Movies: The Last Exorcism ***
(15A, general release)
Made for half-nothing by German film-maker Daniel Stamm and shot in the hand-held 'found footage'-style of movies such as The Blair Witch Project and Cloverfield, The Last Exorcism bristles with wit and invention for at least its first hour, and opens with a lovely premise.
That premise centres around the Reverend Cotton Marcus (Patrick Fabian), a gifted Southern evangelical minister who can twist his congregation around his little finger but is secretly a flippant atheist.
For him, his ministry is a livelihood and nothing else, his flock a bunch of simple-minded fools, and when he is called to a remote farm near New Orleans to carry out an exorcism, he glibly prepares his smoke and mirrors.
A documentary crew follows him to the Sweetzer farm, where a teenage girl called Nell (Ashley Bell) has been waking in the night and slaughtering cattle. Her God-fearing dad believes she's possessed, and Marcus makes a big show of exorcising her using hidden sound effects and pulleys that make the bed jump.

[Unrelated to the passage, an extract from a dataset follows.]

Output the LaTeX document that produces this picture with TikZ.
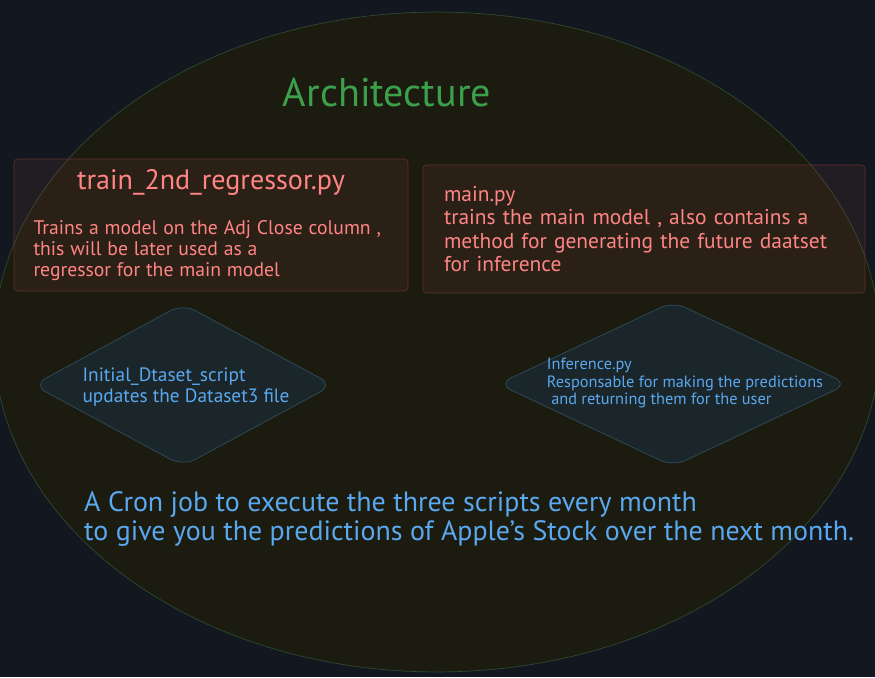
\documentclass[tikz,border=0pt]{standalone}
\usepackage{fontspec}
\setmainfont{PT Sans}
\usepackage{xcolor}
\usepackage{tikz}
\usetikzlibrary{positioning,shapes.geometric}

\definecolor{bgdark}{HTML}{13171F}
\definecolor{ovalfill}{HTML}{1C1B10}
\definecolor{ovalline}{HTML}{2C4A30}
\definecolor{boxtint}{HTML}{C4544C}
\definecolor{boxline}{HTML}{5E3029}
\definecolor{diafill}{HTML}{1A2629}
\definecolor{dialine}{HTML}{2F4D5C}
\definecolor{redtext}{HTML}{FF8585}
\definecolor{bluetext}{HTML}{5AA8F0}
\definecolor{greentext}{HTML}{3CA04B}

\begin{document}
\begin{tikzpicture}[
  x=0.02cm, y=-0.02cm,
  script/.style={rectangle, draw=boxline, fill=boxtint, fill opacity=0.09, text opacity=1, rounded corners=2pt, text=redtext, align=left, anchor=center},
  job/.style={diamond, draw=dialine, fill=diafill, rounded corners=8pt, inner sep=0pt},
  jobtext/.style={text=bluetext, align=left, anchor=center},
  heading/.style={text=greentext, font=\fontsize{22.8}{26}\selectfont}
]
\fill[bgdark] (0,0) rectangle (875,677);
\useasboundingbox (0,0) rectangle (875,677);
\filldraw[fill=ovalfill, draw=ovalline] (437,342) ellipse [x radius=8.86cm, y radius=6.6cm];

\node[heading] (title) at (387,92) {Architecture};

\node[script, minimum width=7.88cm, minimum height=2.64cm, text width=7.1cm] (regressor) at (211,225)
  {\makebox[\linewidth][c]{\fontsize{16}{18}\selectfont train\_2nd\_regressor.py}\\[14pt]
   \fontsize{11.2}{12}\selectfont Trains a model on the Adj Close column ,\\
   this will be later used as a\\
   regressor for the main model};
\node[script, minimum width=8.84cm, minimum height=2.56cm, text width=8.0cm, font=\fontsize{12.2}{13.3}\selectfont] (mainpy) at (644,229)
  {main.py\\
   trains the main model , also contains a\\
   method for generating the future daatset\\
   for inference};

\node[job, minimum width=6.0cm, minimum height=3.25cm] (dataset) at (183,385) {};
\node[jobtext, font=\fontsize{11}{11.5}\selectfont] (datasettext) at (186,387)
  {Initial\_Dtaset\_script\\
   updates the Dataset3 file};
\node[job, minimum width=7.0cm, minimum height=3.3cm] (inference) at (673,384) {};
\node[jobtext, font=\fontsize{9.3}{10.2}\selectfont] (inferencetext) at (685,383)
  {Inference.py\\
   Responsable for making the predictions\\
   \ and returning them for the user};

\node[text=bluetext, align=left, anchor=west, font=\fontsize{15.9}{16.6}\selectfont] (cronnote) at (78,519)
  {A Cron job to execute the three scripts every month\\
   to give you the predictions of Apple's Stock over the next month.};
\end{tikzpicture}
\end{document}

He takes the farmer's money and prepares to leave, but things get complicated when Marcus starts to believe the girl might really be possessed.
Stamm builds his low-budget frights beautifully and, with the help of Fabian's delightfully smug performance, expertly mixes humour and fear. Everything is going swimmingly, in fact, until Stamm goes and blows it all with a wildly jarring and overblown climax. Which is a shame.